Só que, quando nós, adeptos do futebol, achávamos que não se podia ir mais longe nos recordes de transferências, em que 40 milhões começa a ser apenas o início de conversa para qualquer jogador promissor, eis que entra em cena esse país insultuoso que é a Arábia Saudita. Embalado pela conivência ocidental que vendeu o Mundial de Futebol ao Qatar, este país, que surgiu literalmente do nada há menos de 100 anos, quando se descobriu o petróleo, agora é mega fã do desporto em geral (também já conseguiu o Dakar e uma etapa da F1) e de futebol em particular, pagando o que for preciso para ter as grandes estrelas a brilharem nos seus relvados alimentados à custa de água que não existe, em estádios climatizados à custa de combustíveis fósseis. Uma liga que não interessa a ninguém, num país que está no top 5 de condenações à pena de morte, onde as mulheres não têm voz nem controlo das suas vidas, a comunidade LGBT não é sequer uma possibilidade e onde é proibido professar qualquer fé que não seja a islâmica. E quando digo o que for preciso é mesmo o que for preciso para convencer jogadores em fim de carreira, mas com fama indiscutível, por sinal já trilionários, a sujeitarem-se a viver presos nas suas gaiolas de luxo, num país feito de nada, a jogar numa liga absolutamente irrelevante.
Mete-me nojo que estes jogadores, por quem nutria enorme admiração e gratidão por todos os momentos inesquecíveis que me proporcionaram, se vendam a um país destes e permitam que (definitivamente) seja o dinheiro a única coisa que importa. O precedente foi aberto pelo meu querido Ronaldo (que deixei de admirar enquanto pessoa, se bem que jamais deixarei de admirar enquanto desportista) e dificilmente será travado, até porque a FIFA é uma autêntica máfia, conivente com quem lhe der mais dinheiro, venha ele de onde vier, à custa seja de quem for. Jamais iria impor tal disparate como tectos salariais ou limites para transferências. Só esta semana foram apontados à liga saudita outros futebolistas-ídolo como Benzema, Modric, Lloris, Sergio Ramos, Jordi Alba, Busquets, Kanté, Di Maria e Firmino.

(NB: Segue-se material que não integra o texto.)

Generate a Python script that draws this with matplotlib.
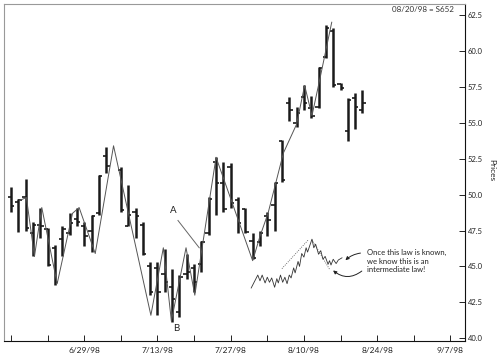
import numpy as np
import pandas as pd
import matplotlib
matplotlib.use('Agg')
import matplotlib.pyplot as plt

plt.rcParams['font.family'] = ['Lato', 'DejaVu Sans']

# daily bars, 6/15/98 - 8/20/98 (7/3 market holiday left as a gap)
start = '1998-06-15'
dates = pd.bdate_range(start, '1998-08-20').drop(pd.Timestamp('1998-07-03'))

opens = [49.8, 49.5, 49.8, 47.3, 47.9, 47.6, 46.3, 46.9, 47.3, 48.3,
         47.8, 47.5, 48.7, 52.7, 51.7, 47.8, 48.8, 47.9, 45.0, 44.9,
         44.5, 43.6, 41.8, 44.5, 44.9, 45.2, 47.3, 52.3, 50.8, 51.9,
         49.6, 49.0, 46.8, 46.7, 48.5, 49.3, 53.7, 56.4, 55.0, 56.8,
         56.0, 56.1, 59.6, 61.4, 57.7, 54.4, 56.7, 55.9]
highs = [50.5, 49.7, 51.1, 48.1, 49.1, 47.7, 46.5, 47.8, 48.7, 49.1,
         48.1, 48.6, 51.4, 53.3, 51.9, 50.7, 49.1, 48.1, 45.3, 45.3,
         46.2, 44.8, 44.4, 45.9, 45.2, 46.8, 49.8, 52.6, 52.3, 52.2,
         49.8, 49.1, 47.3, 47.5, 48.8, 50.9, 53.8, 56.8, 56.1, 57.6,
         56.9, 58.9, 61.8, 61.6, 57.8, 56.7, 57.1, 57.3]
lows = [48.8, 47.4, 47.5, 45.7, 47.0, 45.0, 43.7, 45.7, 47.2, 47.8,
        46.4, 46.0, 48.6, 51.5, 48.8, 47.8, 47.0, 45.8, 43.0, 41.6,
        43.2, 41.1, 41.5, 44.1, 43.2, 44.6, 47.2, 48.6, 48.8, 49.1,
        47.3, 47.3, 45.5, 46.4, 47.1, 47.5, 50.9, 55.1, 54.7, 55.9,
        55.3, 56.0, 59.5, 57.5, 57.3, 53.7, 54.6, 55.7]
closes = [49.2, 49.6, 47.7, 47.9, 47.8, 45.1, 43.9, 47.6, 48.0, 48.1,
          47.1, 48.5, 51.3, 52.0, 48.9, 48.6, 48.5, 45.9, 43.2, 43.2,
          43.9, 42.7, 44.3, 44.6, 43.9, 46.7, 49.7, 50.8, 49.0, 49.4,
          48.0, 47.4, 45.6, 47.3, 48.2, 50.8, 51.0, 55.9, 55.7, 56.4,
          55.5, 58.8, 61.6, 57.6, 57.4, 56.6, 56.1, 56.4]

# swing line drawn over the bars (trading-day index, price)
swing_x = [1.2, 2.1, 3.2, 4.2, 6.3, 8.4, 9.3, 11.5, 14.0, 19.1, 20.8,
           21.9, 23.9, 25.1, 28.0, 33.0, 34.0, 35.1, 37.2, 39.0, 40.1,
           41.1, 42.2, 43.8]
swing_y = [49.6, 49.8, 45.7, 49.1, 43.8, 48.7, 49.1, 45.9, 53.4, 41.6,
           46.3, 41.2, 46.3, 43.0, 52.6, 45.4, 47.1, 48.7, 52.9, 54.9,
           57.6, 55.5, 58.1, 62.0]

# small sketch of the wave structure
sketch_x = [32.8, 33.7, 34.0, 34.3, 34.7, 35.0, 35.3, 35.6, 36.0, 36.3,
            36.5, 36.8, 37.1, 37.4, 37.7, 38.0, 38.25, 38.6, 38.8, 39.2,
            39.4, 39.7, 40.0, 40.3, 40.5, 41.1, 41.35, 41.6, 42.0, 42.3,
            42.6, 42.9, 43.3, 43.5, 43.7, 44.0, 44.4, 44.7, 45.2]
sketch_y = [43.5, 44.4, 44.0, 44.4, 43.85, 44.25, 43.9, 44.2, 43.55, 44.15,
            43.85, 44.4, 43.9, 44.25, 43.8, 44.4, 44.2, 44.9, 44.55, 45.35,
            45.0, 45.9, 45.65, 46.3, 46.0, 46.9, 46.3, 46.55, 45.85, 46.1,
            45.5, 45.7, 45.15, 45.4, 45.1, 45.5, 45.2, 45.45, 45.6]

ytick_vals = [40.0, 42.5, 45.0, 47.5, 50.0, 52.5, 55.0, 57.5, 60.0, 62.5]
xtick_labels = ['', '', '6/29/98', '', '7/13/98', '', '7/27/98', '',
                '8/10/98', '', '8/24/98', '', '9/7/98']

pos = np.busday_count(start, dates.values.astype('datetime64[D]'))

fig = plt.figure(figsize=(5.04, 3.64), dpi=100)
ax = fig.add_axes([4/504, 1-341/364, 461/504, 337/364])

ax.vlines(pos, lows, highs, color='#1a1a1a', lw=1.8)
ax.hlines(opens, pos-0.45, pos, color='#1a1a1a', lw=1.2)
ax.hlines(closes, pos, pos+0.45, color='#1a1a1a', lw=1.2)

ax.plot(swing_x, swing_y, color='#555555', lw=0.7)

ax.plot(sketch_x, sketch_y, color='#333333', lw=0.6)
ax.plot([37.0, 40.6], [44.85, 46.85], color='#444444', lw=0.6, ls=':')
ax.plot([41.1, 43.5], [46.85, 44.8], color='#444444', lw=0.6, ls=':')

# notes
ax.text(22.1, 48.9, 'A', fontsize=7, ha='center', va='center', color='#222')
ax.plot([22.8, 25.7], [48.2, 46.3], color='#666666', lw=0.7)
ax.text(22.6, 40.65, 'B', fontsize=7, ha='center', va='center', color='#222')

ax.text(48.6, 46.2, 'Once this law is known,\nwe know this is an\nintermediate law!',
        fontsize=5.5, ha='left', va='top', linespacing=1.25, color='#222')
ax.annotate('', xy=(45.4, 45.3), xytext=(48.1, 45.95),
            arrowprops=dict(arrowstyle='-|>', color='#222', lw=0.7,
                            mutation_scale=5, connectionstyle='arc3,rad=0.2'))
ax.annotate('', xy=(43.7, 44.85), xytext=(48.2, 44.8),
            arrowprops=dict(arrowstyle='-|>', color='#222', lw=0.7,
                            mutation_scale=5, connectionstyle='arc3,rad=-0.45'))

ax.text(0.976, 0.993, '08/20/98 = S652', transform=ax.transAxes, fontsize=5.8,
        ha='right', va='top', color='#333')

ax.set_xlim(-0.96, 62.0)
ax.set_ylim(39.81, 63.27)

ax.set_xticks(np.arange(0, 61, 5))
ax.set_xticklabels(xtick_labels)
ax.set_yticks(ytick_vals)
ax.set_yticklabels(['%.1f' % v for v in ytick_vals])
ax.yaxis.tick_right()
ax.tick_params(axis='x', direction='in', length=4, width=0.7, labelsize=6, pad=4, colors='#222')
ax.tick_params(axis='y', direction='in', length=4, width=0.7, labelsize=5.5, pad=2, colors='#222')

for s in ['left', 'top']:
    ax.spines[s].set_color('#999999')
    ax.spines[s].set_linewidth(0.8)
for s in ['right', 'bottom']:
    ax.spines[s].set_color('#111111')
    ax.spines[s].set_linewidth(0.8)

fig.text(492/504, 1-170/364, 'Prices', rotation=270, fontsize=6, ha='center', va='center', color='#222')

plt.savefig('out.png', dpi=100)
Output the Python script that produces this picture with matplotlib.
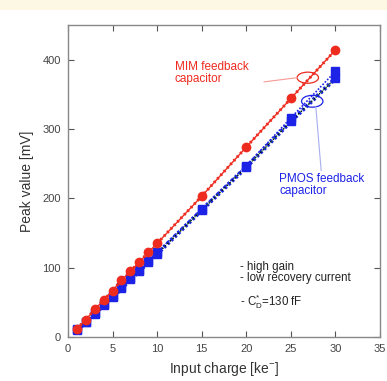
import matplotlib.pyplot as plt
from matplotlib.patches import Ellipse, Rectangle

plt.rcParams['font.family'] = ['Liberation Sans', 'DejaVu Sans']
plt.rcParams['mathtext.default'] = 'regular'

# data
charge = [1, 2, 3, 4, 5, 6, 7, 8, 9, 10, 15, 20, 25, 30]
mim_peak = [12, 25, 40, 53, 67, 82, 95, 108, 122, 135, 203, 274, 344, 414]
pmos_peak = [10, 21, 33, 46, 57, 70, 83, 95, 108, 120, 183, 245, 311, 373]
pmos_peak_b = [11, 22, 34, 47, 59, 72, 85, 97, 110, 122, 185, 247, 316, 383]

RED = '#ee2b1f'
BLUE = '#1c22e6'

fig = plt.figure(figsize=(3.87, 3.81), dpi=100)
fig.patch.set_facecolor('white')
fig.patches.append(Rectangle((0, 1 - 10 / 381), 1, 10 / 381, transform=fig.transFigure,
                             facecolor='#fdf8e3', edgecolor='none', zorder=-1))
ax = fig.add_axes([68 / 387, 1 - 337 / 381, 312 / 387, 312 / 381])

# PMOS curves (dense zig-zag look reproduced with dotted styles)
ax.plot(charge, pmos_peak_b, color=BLUE, lw=1.2, ls=(0, (1, 1)), zorder=2)
ax.plot(charge, pmos_peak, color=BLUE, lw=3.0, ls=(0, (0.6, 0.6)), zorder=2)
ax.plot(charge, pmos_peak, color='#1a7a2a', lw=1.0, ls=(0, (1, 1.5)), zorder=3)
ax.plot(charge, pmos_peak, color='black', lw=1.0, ls=(0.8, (0.8, 1.8)), zorder=3)
ax.plot(charge, pmos_peak, ls='none', marker='s', ms=5.5, color=BLUE, zorder=4)
ax.plot(charge, pmos_peak_b, ls='none', marker='s', ms=5.5, color=BLUE, zorder=4)

# MIM curve
ax.plot(charge, mim_peak, color=RED, lw=1.0, zorder=5)
ax.plot(charge, mim_peak, color=RED, lw=2.2, ls=(0, (0.6, 1.0)), zorder=5)
ax.plot(charge, mim_peak, ls='none', marker='o', ms=6, color=RED, zorder=6)

ax.set_xlim(0, 35)
ax.set_ylim(0, 450)
ax.set_xticks([0, 5, 10, 15, 20, 25, 30, 35])
ax.set_yticks([0, 100, 200, 300, 400])
ax.tick_params(direction='in', top=True, right=True, length=4, width=0.8,
               labelsize=8, colors='#555555', labelcolor='#444444', pad=5)
for s in ax.spines.values():
    s.set_color('#888888')
    s.set_linewidth(1.0)

ax.set_xlabel('Input charge [ke$^{-}$]', fontsize=10, color='#333333', labelpad=4)
ax.set_ylabel('Peak value [mV]', fontsize=10, color='#333333', labelpad=6)

# annotations
ax.add_patch(Ellipse((26.9, 374), 2.4, 16, angle=0, fill=False, ec=RED, lw=0.9, zorder=7))
ax.plot([22.0, 25.7], [368, 374], color='#f59a94', lw=0.8, zorder=7)
ax.text(12.0, 381, 'MIM feedback\ncapacitor', color=RED, fontsize=8.5,
        linespacing=1.0, va='center', ha='left')

ax.add_patch(Ellipse((27.4, 340), 2.4, 17, angle=0, fill=False, ec=BLUE, lw=0.9, zorder=7))
ax.plot([27.8, 28.4], [332, 240], color='#a9adf0', lw=0.8, zorder=7)
ax.text(23.7, 219, 'PMOS feedback\ncapacitor', color=BLUE, fontsize=8.5,
        linespacing=1.0, va='center', ha='left')

ax.text(19.3, 93, '- high gain\n- low recovery current', fontsize=8.3, color='#222222',
        linespacing=0.9, va='center', ha='left')
ax.text(19.3, 51, '- C$_{D}^{*}$=130 fF', fontsize=8.3, color='#222222', va='center', ha='left')

fig.savefig('out.png', dpi=100, facecolor='white')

Espero que alguns deles sejam homens e tenham literalmente tomates para mandar os sauditas para o buraco de onde vieram. Bom, talvez o melhor seja não esperar nada, nem deles nem de ninguém, até porque, apesar de ser do Benfica até morrer, a minha fé na Humanidade (e consequentemente no Futebol) há muito se desfez como um castelo de areia. Do deserto.

ACTUALIZAÇÃO: o enorme Messi mandou os sauditas para o buraco de onde vieram, restaurando, assim, um pouco da minha fé na Humanidade. Obrigada Messi.